## [Data for processing]
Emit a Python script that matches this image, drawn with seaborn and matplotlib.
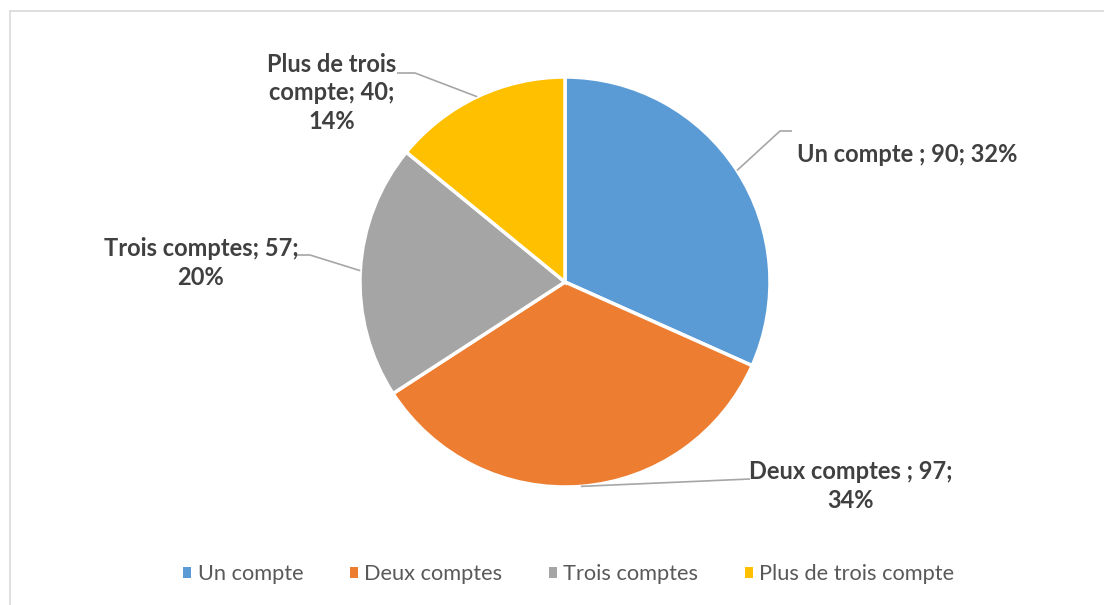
import numpy as np
import matplotlib
matplotlib.use("Agg")
import matplotlib.pyplot as plt
import seaborn as sns

# data
categories = ["Un compte", "Deux comptes", "Trois comptes", "Plus de trois compte"]
values = [90, 97, 57, 40]
percents = ["32%", "34%", "20%", "14%"]
label_texts = [
    "Un compte ; 90; 32%",
    "Deux comptes ; 97;\n34%",
    "Trois comptes; 57;\n20%",
    "Plus de trois\ncompte; 40;\n14%",
]
colors = ["#5B9BD5", "#ED7D31", "#A5A5A5", "#FFC000"]

sns.set_theme(style="white")
plt.rcParams["font.family"] = ["Lato", "DejaVu Sans"]

W, H = 1104, 605
fig = plt.figure(figsize=(W / 100, H / 100), dpi=100)
ax = fig.add_axes([0, 0, 1, 1])

cx, cy, r = 565, H - 282, 205
wedges, _ = ax.pie(values, colors=colors, startangle=90, counterclock=False,
                   center=(cx, cy), radius=r,
                   wedgeprops=dict(edgecolor="white", linewidth=2.5))
ax.set_xlim(0, W)
ax.set_ylim(0, H)
ax.set_aspect("auto")
ax.axis("off")

# label placement (pixel coords from top) and leader elbows
label_pos = [(797, 155, "left"), (851, 486, "center"), (201, 263, "center"), (332, 93, "center")]
elbows = [[(780, 131), (792, 131)],
          [(750, 479)],
          [(310, 255), (297, 255)],
          [(415, 73), (397, 73)]]

for w, (tx, ty, ha), elb, txt in zip(wedges, label_pos, elbows, label_texts):
    mid = np.deg2rad((w.theta1 + w.theta2) / 2)
    sx, sy = cx + r * np.cos(mid), cy + r * np.sin(mid)
    xs = [sx] + [p[0] for p in elb]
    ys = [sy] + [H - p[1] for p in elb]
    ax.plot(xs, ys, color="#A6A6A6", lw=1.2, solid_capstyle="butt")
    ax.text(tx, H - ty, txt, ha=ha, va="center", fontsize=17, fontweight="bold",
            color="#404040", linespacing=1.3, multialignment="center")

# chart border (top and left visible)
ax.plot([10, W], [H - 11, H - 11], color="#D9D9D9", lw=1.2)
ax.plot([10, 10], [H - 11, 0], color="#D9D9D9", lw=1.2)

leg = fig.legend(wedges, categories, loc="center", ncol=4,
                 bbox_to_anchor=(569 / W, 1 - 574 / H), frameon=False,
                 handlelength=0.35, handleheight=0.4, handletextpad=0.3,
                 columnspacing=2.15, fontsize=15.7)
for t in leg.get_texts():
    t.set_color("#595959")
for h in leg.legend_handles:
    h.set_edgecolor("none")

fig.savefig("out.png", dpi=100)
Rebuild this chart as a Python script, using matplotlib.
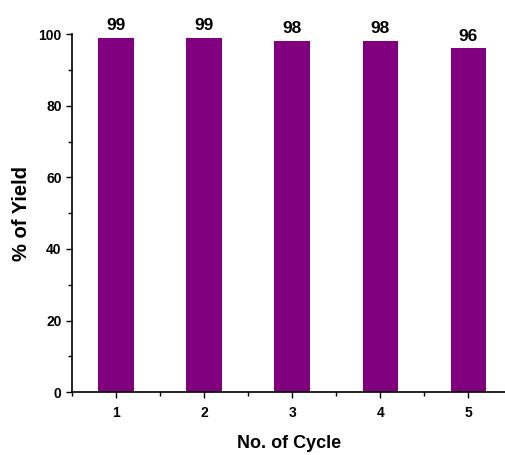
import matplotlib.pyplot as plt
from matplotlib.ticker import MultipleLocator

plt.rcParams['font.family'] = ['Liberation Sans', 'DejaVu Sans']
plt.rcParams['font.weight'] = 'bold'

cycles = [1, 2, 3, 4, 5]
yields = [99, 99, 98, 98, 96]

fig = plt.figure(figsize=(5.06, 4.55), dpi=100)
ax = fig.add_axes([0.1423, 0.138, 0.856, 0.787])

ax.bar(cycles, yields, width=0.4, color='#800080')
for x, y in zip(cycles, yields):
    ax.annotate(str(y), (x, y), xytext=(0, 3.5), textcoords='offset points',
                ha='center', va='bottom', fontsize=12.5, fontweight='bold')

ax.set_xlim(0.5, 5.42)
ax.set_ylim(0, 100)
ax.set_xticks(cycles)
ax.set_yticks([0, 20, 40, 60, 80, 100])
ax.xaxis.set_minor_locator(MultipleLocator(0.5))
ax.yaxis.set_minor_locator(MultipleLocator(10))
ax.tick_params(which='major', length=4, width=1, labelsize=10, direction='out')
ax.tick_params(axis='x', which='major', pad=6)
ax.tick_params(which='minor', length=3, width=1, direction='out')
for lab in ax.get_xticklabels() + ax.get_yticklabels():
    lab.set_fontweight('bold')

ax.spines['top'].set_visible(False)
ax.spines['right'].set_visible(False)
ax.spines['left'].set_linewidth(1.2)
ax.spines['bottom'].set_linewidth(1.2)

ax.set_xlabel('No. of Cycle', fontsize=13, fontweight='bold', labelpad=11)
ax.set_ylabel('% of Yield', fontsize=14.5, fontweight='bold', labelpad=5)

fig.savefig('out.png', dpi=100)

## [Goal of the exercise]
Extract each line from the listing that holds the word "script".

## [Task solution]
Emit a Python script that matches this image, drawn with seaborn and matplotlib.
Rebuild this chart as a Python script, using matplotlib.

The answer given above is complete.